Maricopa County Sherriff Joe Arpaio
Maricopa County Sherriff Joe Arpaio

Arpaio justified his latest stunt in a press release that said the tent city is "a financially responsible alternative to taxpayers already overburdened by the economic drain imposed by a growing number of illegal aliens on social services like education and health care." Of course, Arpaio, as always, ignored the fact that undocumented immigrants pay disproportionately more into the government, because they are barred from receiving many tax-funded services like Social Security.

This outrage comes in the wake of the disturbing announcement a week earlier by Obama's newly appointed Homeland Security Secretary Janet Napolitano that she intended to intensify the crackdown on "criminal aliens" in the U.S.

While Arpaio's actions might seem like the ego-maniacal impulses of a bigot, his heavy-handed approach isn't isolated, as an editorial in the New York Times pointed out:

Though he frequently and proudly insists that he answers to no one, except at election time, the sheriff is not an isolated rogue. As a participant in the federal policing program called 287(g), he is an official partner of the United States government in its warped crackdown on illegal immigration.

What you can do

See the National Day Laborer Organizing Network Web site for more information on human rights abuses against immigrants in Maricopa County. The Web site also has information on activists' response; find out more by e-mailing Sarahi Uribe at sarahi@ndlon.org.

If expanded, the 287(g) program, which consists of agreements for collaboration between local police and federal immigration agents, threatens to invite local authorities throughout the U.S. to follow the example of Arpaio's inhumane practices, according to a statement from the National Day Laborer Organizing Network (NDLON).

Sarahi Uribe, an organizer with NDLON, said that Napolitano's call for an expansion of 287(g) agreements would be a step backward. "Sheriff Arpaio's 287(g) program is one of the largest in the country," Uribe said. "It is through this program that he abuses his authority and carries out human rights violations."

As the Times editorial concluded, "Sheriff Arpaio is a powerful argument for doing just the opposite"--that is, not expanding the 287(g) program.

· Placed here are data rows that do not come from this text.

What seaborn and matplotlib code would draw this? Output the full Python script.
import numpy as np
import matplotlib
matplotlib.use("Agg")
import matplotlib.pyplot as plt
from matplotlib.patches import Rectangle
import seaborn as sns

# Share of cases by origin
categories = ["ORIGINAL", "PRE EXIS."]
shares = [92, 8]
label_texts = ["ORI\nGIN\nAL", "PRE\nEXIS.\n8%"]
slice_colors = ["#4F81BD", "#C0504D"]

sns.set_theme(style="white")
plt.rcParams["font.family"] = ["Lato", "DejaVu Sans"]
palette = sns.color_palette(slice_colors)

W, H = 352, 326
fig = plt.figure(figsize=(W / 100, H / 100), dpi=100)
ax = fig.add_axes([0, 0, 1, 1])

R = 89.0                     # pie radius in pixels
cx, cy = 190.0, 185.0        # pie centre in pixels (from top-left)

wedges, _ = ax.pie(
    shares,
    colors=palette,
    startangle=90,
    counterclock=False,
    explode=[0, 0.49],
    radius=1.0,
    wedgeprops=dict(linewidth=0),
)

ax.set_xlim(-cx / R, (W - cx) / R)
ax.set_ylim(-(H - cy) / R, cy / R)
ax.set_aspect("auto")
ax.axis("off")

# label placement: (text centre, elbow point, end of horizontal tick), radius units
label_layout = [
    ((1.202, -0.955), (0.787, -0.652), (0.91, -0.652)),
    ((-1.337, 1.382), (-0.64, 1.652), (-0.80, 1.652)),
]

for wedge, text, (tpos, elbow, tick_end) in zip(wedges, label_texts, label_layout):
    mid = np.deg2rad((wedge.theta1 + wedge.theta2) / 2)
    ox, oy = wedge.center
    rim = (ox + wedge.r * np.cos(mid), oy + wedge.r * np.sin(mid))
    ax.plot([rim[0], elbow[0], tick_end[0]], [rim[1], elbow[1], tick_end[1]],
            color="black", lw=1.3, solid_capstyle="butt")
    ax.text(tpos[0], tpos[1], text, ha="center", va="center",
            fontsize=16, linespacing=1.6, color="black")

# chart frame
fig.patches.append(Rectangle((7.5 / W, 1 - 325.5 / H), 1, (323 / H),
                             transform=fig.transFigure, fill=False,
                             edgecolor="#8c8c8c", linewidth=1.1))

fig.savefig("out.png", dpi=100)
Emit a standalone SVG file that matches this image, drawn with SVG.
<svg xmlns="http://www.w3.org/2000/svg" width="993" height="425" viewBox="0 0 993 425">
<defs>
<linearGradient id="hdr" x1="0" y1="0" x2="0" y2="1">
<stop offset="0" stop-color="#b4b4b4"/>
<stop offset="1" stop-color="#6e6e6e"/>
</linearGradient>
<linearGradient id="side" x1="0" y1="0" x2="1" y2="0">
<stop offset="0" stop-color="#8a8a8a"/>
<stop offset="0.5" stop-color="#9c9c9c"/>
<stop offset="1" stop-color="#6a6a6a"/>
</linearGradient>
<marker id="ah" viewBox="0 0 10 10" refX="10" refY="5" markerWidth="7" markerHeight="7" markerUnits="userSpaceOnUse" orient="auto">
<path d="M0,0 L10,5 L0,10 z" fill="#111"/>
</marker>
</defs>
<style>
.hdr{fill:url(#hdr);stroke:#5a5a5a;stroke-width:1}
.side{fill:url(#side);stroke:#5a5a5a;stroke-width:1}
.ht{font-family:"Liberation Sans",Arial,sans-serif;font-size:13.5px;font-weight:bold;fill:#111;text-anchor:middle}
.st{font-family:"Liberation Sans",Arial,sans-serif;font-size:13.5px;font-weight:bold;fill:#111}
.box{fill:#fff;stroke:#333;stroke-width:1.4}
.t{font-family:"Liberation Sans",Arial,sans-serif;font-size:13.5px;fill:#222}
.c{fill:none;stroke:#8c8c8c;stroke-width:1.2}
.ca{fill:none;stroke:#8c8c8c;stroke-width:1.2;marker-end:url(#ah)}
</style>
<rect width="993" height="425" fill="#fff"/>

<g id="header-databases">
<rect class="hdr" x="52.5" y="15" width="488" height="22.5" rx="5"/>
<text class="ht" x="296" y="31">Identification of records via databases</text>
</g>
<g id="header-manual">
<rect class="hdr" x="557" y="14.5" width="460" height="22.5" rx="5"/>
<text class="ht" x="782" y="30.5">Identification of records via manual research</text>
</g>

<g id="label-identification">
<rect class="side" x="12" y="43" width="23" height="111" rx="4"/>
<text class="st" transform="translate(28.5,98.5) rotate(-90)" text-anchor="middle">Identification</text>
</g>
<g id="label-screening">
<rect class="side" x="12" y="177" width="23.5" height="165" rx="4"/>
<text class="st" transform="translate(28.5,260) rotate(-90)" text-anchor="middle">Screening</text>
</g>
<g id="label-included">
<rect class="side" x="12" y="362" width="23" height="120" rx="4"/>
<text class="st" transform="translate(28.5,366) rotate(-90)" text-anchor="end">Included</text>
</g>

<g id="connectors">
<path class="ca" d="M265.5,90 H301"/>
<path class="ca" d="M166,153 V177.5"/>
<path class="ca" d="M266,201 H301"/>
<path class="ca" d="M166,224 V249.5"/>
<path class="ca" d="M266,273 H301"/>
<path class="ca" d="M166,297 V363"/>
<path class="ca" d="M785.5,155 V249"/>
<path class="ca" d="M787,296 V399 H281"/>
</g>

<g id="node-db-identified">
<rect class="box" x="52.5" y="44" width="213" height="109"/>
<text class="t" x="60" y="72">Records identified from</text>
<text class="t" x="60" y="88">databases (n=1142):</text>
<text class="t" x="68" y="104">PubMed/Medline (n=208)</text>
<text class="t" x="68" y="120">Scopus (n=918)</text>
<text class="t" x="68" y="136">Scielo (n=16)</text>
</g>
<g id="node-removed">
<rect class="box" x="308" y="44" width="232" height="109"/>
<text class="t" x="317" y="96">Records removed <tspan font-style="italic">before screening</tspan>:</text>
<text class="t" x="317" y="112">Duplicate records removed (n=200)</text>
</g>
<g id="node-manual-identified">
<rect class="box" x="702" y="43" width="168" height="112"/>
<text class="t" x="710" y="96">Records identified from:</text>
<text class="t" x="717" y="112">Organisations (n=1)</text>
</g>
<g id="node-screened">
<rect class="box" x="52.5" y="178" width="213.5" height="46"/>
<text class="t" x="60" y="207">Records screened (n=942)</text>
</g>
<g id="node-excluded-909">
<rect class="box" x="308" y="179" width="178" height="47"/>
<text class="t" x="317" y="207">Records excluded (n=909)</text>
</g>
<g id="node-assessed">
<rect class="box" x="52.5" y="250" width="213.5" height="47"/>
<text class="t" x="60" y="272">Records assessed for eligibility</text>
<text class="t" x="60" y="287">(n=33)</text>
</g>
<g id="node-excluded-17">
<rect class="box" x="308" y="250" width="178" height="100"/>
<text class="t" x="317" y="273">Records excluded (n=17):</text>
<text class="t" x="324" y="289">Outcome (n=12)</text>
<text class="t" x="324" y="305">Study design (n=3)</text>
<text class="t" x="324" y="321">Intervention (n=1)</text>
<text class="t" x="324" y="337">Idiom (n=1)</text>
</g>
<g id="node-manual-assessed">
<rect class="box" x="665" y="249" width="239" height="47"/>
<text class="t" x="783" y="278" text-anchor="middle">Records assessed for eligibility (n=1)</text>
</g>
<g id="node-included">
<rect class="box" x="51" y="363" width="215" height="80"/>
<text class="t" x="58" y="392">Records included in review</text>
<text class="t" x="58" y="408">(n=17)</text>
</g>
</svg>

FORTUNATELY, ARPAIO'S apartheid plan for the undocumented has drawn a public outcry from other public officials, immigrant rights groups and parts of the mainstream media.

Alessandra Soler Meetze, executive director of the ACLU in Arizona, described the sheriff's actions as "motivated by the opportunity of self-aggrandizement and the promotion of his anti-immigrant agenda." Meetze wrote in her blog that Arpaio's tent city is another attempt to "pander to the most reactionary and racist elements of the anti-immigrant movement."

Phoenix Mayor Phil Gordon requested that the FBI investigate and halt Arpaio's abuses of human and civil rights in Maricopa County. The community organizing group ACORN, in an article that appeared on the Huffington Post Web site, is calling on House Judiciary Committee Chair John Conyers to investigate Arpaio's repugnant practices.

Plus, a local group called Maricopa Citizens for Safety and Accountability recently held a "Death of Democracy" funeral procession to protest the sheriff's office for its harsh and unnecessary conduct.

NDLON, which rightly calls Arpaio the "Lou Dobbs of law enforcement," is organizing actions this month in four different cities--Los Angeles, San Francisco, New York and Washington, D.C.--to protest human and civil rights abuses against immigrant communities in Arizona. It is calling on local activists to hold teach-ins in their communities to discuss the human rights crisis in the state.

"The teach-ins will demonstrate that what is going on in Arizona is a threat to everyone's rights," said Uribe.

NDLON will also be convening a gathering of activists and organizers in Arizona at the end of the month to strategize on ways to put a stop to anti-immigrant abuses in the state and nationally.

The actions in Maricopa County last week are only the latest in a continuing racist war against immigrants and their families. But the vileness of Arpaio's policy of inmate segregation in an open-air prison demands a strong response from immigrant rights activists.